Monday, November 25, 2013

Endangered Species Protection is Threatened by the General Assembly

By Thomas Au, Sierra Club PA Conservation Chair

The gas drilling and mining industries have been pushing new legislation to undermine the independence of the PA Fish and Boat Commission and the PA Game Commission to administer Pennsylvania's endangered species laws. 

The so-called Endangered Species Coordination Act (House Bill 1576 and Senate Bill 1047) would place regulations for rare species by the Fish and Boat Commission and Game Commission under the purview of the state's Independent Regulatory Review Commission - a five member body dominated by the legislature.  While this process appears to be innocuous on the surface, it essentially subjects proposed actions by these independent agencies to second-guessing by political appointees.

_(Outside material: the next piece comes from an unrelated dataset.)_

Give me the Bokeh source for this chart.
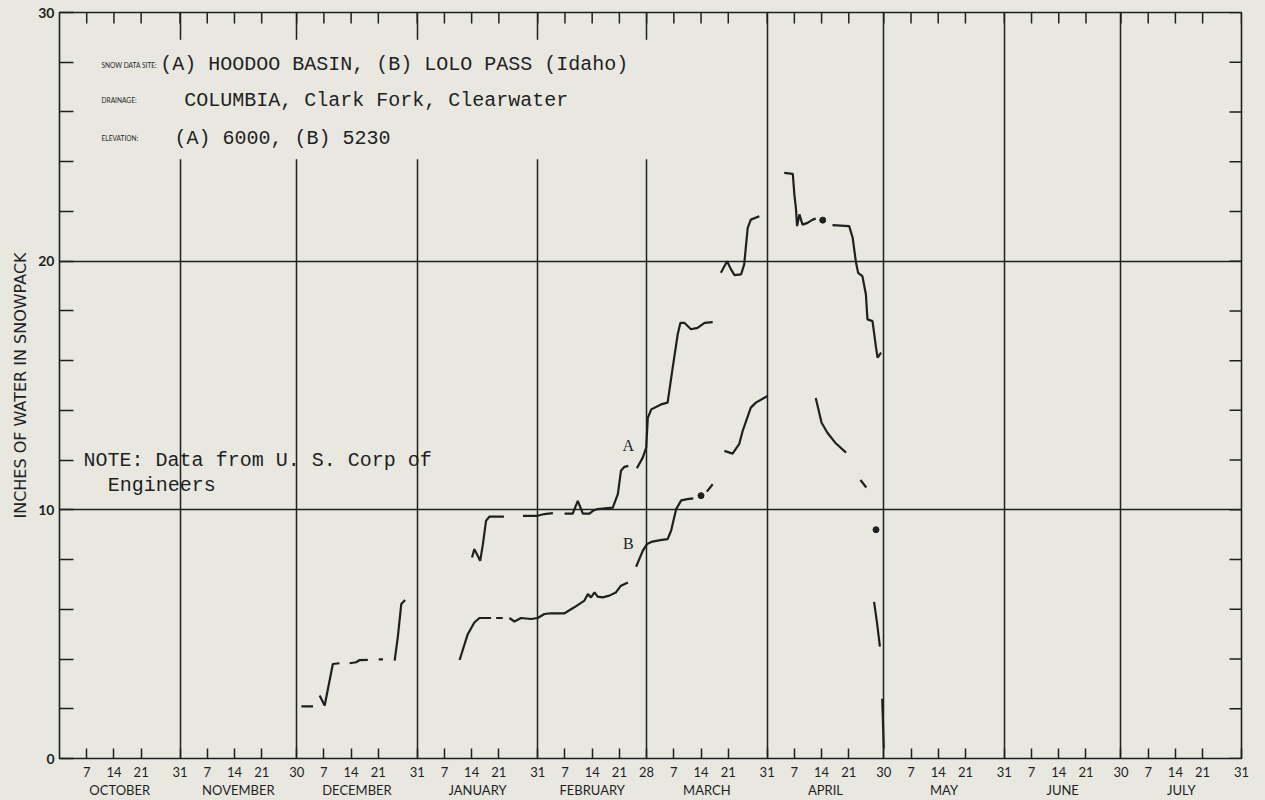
import math
from bokeh.plotting import figure
from bokeh.models import LinearAxis, FixedTicker, Range1d
from bokeh.core.properties import value
from bokeh.embed import file_html
from bokeh.resources import INLINE

nan = float("nan")

# ---------------- data ----------------
months = ["OCTOBER", "NOVEMBER", "DECEMBER", "JANUARY", "FEBRUARY",
          "MARCH", "APRIL", "MAY", "JUNE", "JULY"]
month_days = [31, 30, 31, 31, 28, 31, 30, 31, 30, 31]
week_days = [7, 14, 21]
y_ticks = list(range(0, 31, 2))
y_tick_labels = {0: "0", 10: "10", 20: "20", 30: "30"}

# Series A  (Hoodoo Basin) - days counted from Sept 30, NaN = gap in record
a_day = [62.2, 65.2, nan,
         66.9, 68.2, 70.3, 72.0, nan,
         74.6, 76.3, 77.2, 79.3, nan,
         82.1, 83.2, nan,
         86.2, 87.0, 87.9, 88.9, nan,
         106.1, 106.7, 108.2, 108.9, 109.7, 110.6, 114.3, nan,
         119.2, 121.3, 123.0, 124.7, 126.9, nan,
         129.9, 132.0, 133.3, 134.6, 136.3, 137.2, 138.4, 142.3, 143.6, 144.4, 145.3, 146.3, nan,
         148.5, 150.0, 150.9, 151.3, 152.2, 154.7, 156.4, 157.7, 159.0, 159.7, 160.7, 162.4, 164.1, 165.9, 168.0, nan,
         170.1, 171.7, 172.7, 173.6, 175.3, 176.1, 177.0, 177.8, 180.0, nan,
         186.4, 188.6, 189.0, 189.4, 189.7, 190.3, 191.1, 192.4, 193.7, 194.5, nan,
         198.8, 203.1, 204.0, 204.8, 205.4, 206.5, 207.4, 207.8, 209.1, 210.0, 210.4, 211.3]
a_val = [2.1, 2.1, nan,
         2.53, 2.13, 3.8, 3.83, nan,
         3.83, 3.87, 3.96, 3.97, nan,
         3.99, 3.99, nan,
         3.94, 4.87, 6.21, 6.37, nan,
         8.08, 8.42, 7.95, 8.62, 9.56, 9.73, 9.73, nan,
         9.76, 9.76, 9.76, 9.83, 9.87, nan,
         9.85, 9.85, 10.36, 9.85, 9.85, 9.96, 10.03, 10.09, 10.63, 11.57, 11.73, 11.77, nan,
         11.67, 12.1, 12.5, 13.7, 14.04, 14.24, 14.31, 15.71, 17.06, 17.52, 17.52, 17.26, 17.32, 17.52, 17.55, nan,
         19.53, 20.0, 19.67, 19.44, 19.47, 19.87, 21.34, 21.67, 21.81, nan,
         23.55, 23.51, 22.68, 22.14, 21.41, 21.88, 21.47, 21.54, 21.67, 21.71, nan,
         21.45, 21.41, 20.94, 20.0, 19.53, 19.4, 18.66, 17.66, 17.59, 16.52, 16.12, 16.32]
a_dot_day = [196.3]
a_dot_val = [21.65]

# Series B  (Lolo Pass)
b_day = [102.9, 105.0, 106.7, 108.0, 111.0, nan,
         112.3, 114.0, nan,
         115.7, 117.0, 118.7, 121.3, 123.0, 124.7, 126.4, 129.9, 132.4, 135.0, 135.9, 136.7,
         137.6, 138.4, 139.7, 141.4, 143.1, 144.4, 146.2, nan,
         148.3, 150.0, 151.1, 152.2, 154.5, 156.4, 157.3, 158.6, 159.9, 161.5, 163.0, nan,
         166.5, 168.0, nan,
         171.0, 173.1, 174.8, 175.7, 177.8, 179.1, 181.3, 182.1, nan,
         194.5, 196.0, 197.5, 199.5, 202.3, nan,
         206.0, 207.5, nan,
         209.5, 210.3, 211.0, nan,
         211.6, 212.0]
b_val = [3.96, 5.0, 5.47, 5.65, 5.65, nan,
         5.65, 5.65, nan,
         5.65, 5.51, 5.65, 5.61, 5.65, 5.81, 5.84, 5.84, 6.08, 6.35, 6.61, 6.48,
         6.68, 6.51, 6.48, 6.55, 6.68, 6.95, 7.08, nan,
         7.71, 8.35, 8.62, 8.71, 8.78, 8.82, 9.16, 10.03, 10.38, 10.43, 10.46, nan,
         10.73, 11.03, nan,
         12.37, 12.26, 12.64, 13.17, 14.11, 14.31, 14.51, 14.58, nan,
         14.5, 13.5, 13.1, 12.7, 12.3, nan,
         11.2, 10.9, nan,
         6.3, 5.4, 4.5, nan,
         2.4, 0.4]
b_dot_day = [165.0, 210.0]
b_dot_val = [10.57, 9.2]

label_a = (146.3, 12.6)
label_b = (146.3, 8.66)

# ---------------- derived axis positions ----------------
starts = []
s = 0
for n in month_days:
    starts.append(s)
    s += n
total_days = s
month_ends = [st + n for st, n in zip(starts, month_days)]
x_ticks, x_labels = [], {}
for st, n in zip(starts, month_days):
    for w in week_days:
        x_ticks.append(st + w)
        x_labels[st + w] = str(w)
    x_ticks.append(st + n)
    x_labels[st + n] = str(n)
month_mid = [st + n / 2 for st, n in zip(starts, month_days)]
month_lab = {m: name for m, name in zip(month_mid, months)}

BG = "#e8e8e1"
INK = "#1f1f1f"
SANS = "Lato"
MONO = "Liberation Mono"

W, H = 1249, 796
BL, BR, BT = 50, 16, 8
p = figure(width=W, height=H, x_range=Range1d(0, total_days), y_range=Range1d(0, 30),
           output_backend="svg", toolbar_location=None,
           x_axis_location=None, y_axis_location=None,
           min_border_left=BL, min_border_right=BR, min_border_top=BT, min_border_bottom=30,
           background_fill_color=BG, border_fill_color=BG,
           outline_line_color=INK, outline_line_width=1.6)

p.xgrid.ticker = FixedTicker(ticks=month_ends[:-1])
p.xgrid.grid_line_color = INK
p.xgrid.grid_line_width = 1.5
p.ygrid.ticker = FixedTicker(ticks=[10, 20])
p.ygrid.grid_line_color = INK
p.ygrid.grid_line_width = 1.5


def style_axis(ax):
    ax.axis_line_color = None
    ax.minor_tick_line_color = None
    ax.major_tick_line_color = INK
    ax.major_tick_line_width = 1.5
    ax.major_tick_out = 0
    ax.major_label_text_color = INK
    ax.major_label_text_font = SANS


xb = LinearAxis(ticker=FixedTicker(ticks=x_ticks), major_label_overrides=x_labels)
style_axis(xb)
xb.major_tick_in = 10
xb.major_label_standoff = 8
xb.major_label_text_font_size = "13px"
p.add_layout(xb, "below")

xm = LinearAxis(ticker=FixedTicker(ticks=month_mid), major_label_overrides=month_lab)
style_axis(xm)
xm.major_tick_line_color = None
xm.major_tick_in = 0
xm.major_label_standoff = 2
xm.major_label_text_font_size = "13px"
p.add_layout(xm, "below")

yl = LinearAxis(ticker=FixedTicker(ticks=y_ticks),
                major_label_overrides={t: y_tick_labels.get(t, "") for t in y_ticks})
style_axis(yl)
yl.major_tick_in = 14
yl.major_label_standoff = 5
yl.major_label_text_font_size = "14px"
yl.major_label_text_font_style = "bold"
yl.axis_label = "INCHES OF WATER IN SNOWPACK"
yl.axis_label_text_font = "DejaVu Sans"
yl.axis_label_text_font_size = "16px"
yl.axis_label_text_font_style = "normal"
yl.axis_label_text_color = INK
yl.axis_label_standoff = 5
p.add_layout(yl, "left")

# inward ticks along the top and right edges of the frame
frame_w = W - BL - BR
px_day = frame_w / total_days
top_len = 11 / 24.8
right_len = 12 / px_day
p.segment(x0=x_ticks, y0=[30] * len(x_ticks), x1=x_ticks, y1=[30 - top_len] * len(x_ticks),
          line_color=INK, line_width=1.5)
p.segment(x0=[total_days] * len(y_ticks), y0=y_ticks,
          x1=[total_days - right_len] * len(y_ticks), y1=y_ticks,
          line_color=INK, line_width=1.5)

# background patch behind the site information (interrupts grid lines)
p.quad(left=[2.5], right=[157], bottom=[24.1], top=[28.9], fill_color=BG, line_color=None)

# data
p.line(a_day, a_val, line_color=INK, line_width=2.2)
p.line(b_day, b_val, line_color=INK, line_width=2.2)
p.scatter(a_dot_day, a_dot_val, size=6, color=INK)
p.scatter(b_dot_day, b_dot_val, size=6, color=INK)

p.text(x=[label_a[0], label_b[0]], y=[label_a[1], label_b[1]], text=["A", "B"],
       text_font=value("Liberation Serif"), text_font_size="16px", text_color=INK,
       text_align="center", text_baseline="middle")

# site information
p.text(x=[10.8, 10.8, 10.8], y=[27.9, 26.47, 24.94],
       text=["SNOW DATA SITE:", "DRAINAGE:", "ELEVATION:"],
       text_font=value(SANS), text_font_size="6.6px", text_color=INK,
       text_align="left", text_baseline="middle")
p.text(x=[25.9, 32.1, 29.6], y=[27.9, 26.47, 24.94],
       text=["(A) HOODOO BASIN, (B) LOLO PASS (Idaho)",
             "COLUMBIA, Clark Fork, Clearwater",
             "(A) 6000, (B) 5230"],
       text_font=value(MONO), text_font_size="20px", text_color=INK,
       text_align="left", text_baseline="middle")
p.text(x=[6.2, 12.4], y=[11.97, 10.96],
       text=["NOTE: Data from U. S. Corp of", "Engineers"],
       text_font=value(MONO), text_font_size="20px", text_color=INK,
       text_align="left", text_baseline="middle")

html = file_html(p, INLINE, title="Snowpack")
html = html.replace("<body>", '<body style="background:%s; margin:4px 8px 0 8px;">' % BG)
open("out.html", "w").write(html)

The current process allows scientists from the PA Game Commission, PA Fish and Boat Commission and the Department of Conservation and Natural Resources, after public hearing and discussion, to determine when a species in Pennsylvania is rare, threatened or endangered and take steps to protect them. The current process also allows the Pa Fish and Boat Commission to designate wild trout streams. The bills would take this independent authority away from these agencies and their professional staff, and put the ultimate decisions in the hands of political appointees. 

The bills would actually prevent a species from being listed in Pennsylvania, unless it is first listed by the federal government.  This ignores the fact that many species may be threatened in Pennsylvania due to conditions in our state that do not exist in other states.  These include the great egret, the long-eared owl, and numerous species of mussels and fish. And according to testimony from the staff of the Commissions, it would make it more difficult to protect many rare Pennsylvania wildlife and fish species.

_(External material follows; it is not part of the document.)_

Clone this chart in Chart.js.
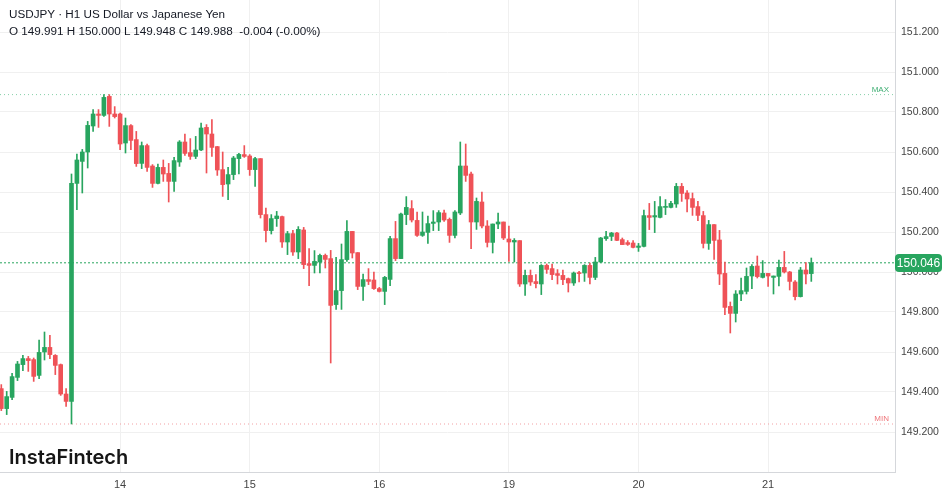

The bills would also require the agencies to re-propose all the species currently under their protection by enacting regulations on each one of them.  This would require a huge amount of agency resources to be used to re-justify listed endangered species, without providing funding pay for the agency work.  This mandate that will divert scarce resources from other agency critical work. 
The cumulative effect of the changes proposed in the bill blunt the Commissions' programs for threatened and endangered species of fish and wildlife - allowing drilling, mining, and clear-cutting to evade agency review. 

In 2012, the Governor’s Energy Executive, Patrick Henderson, wrote in a report to the General Assembly that the Pennsylvania Natural Diversity Inventory environmental review tool should continue to be enhanced so as to assist in the up-front avoidance of conflicts with threatened and endangered species, flora, fauna, habitat and other sensitive natural resources and increase certainty in decision making and long-term planning of pipeline operators.  If this is the Governor's position, his office should be leading the opposition to these bills.

With ever-larger tracts of pristine public and private land being subjected to industrial development, including gas drilling, pipeline construction, and mining,  the likelihood of encroachment on  threatened and endangered species increases.  These industries should not attempt to shield themselves from potential conflict by curbing the ability of the fish and game commissions to list and protect these species. Pennsylvanians cherish their wild resources, and we should not be weakening their protection.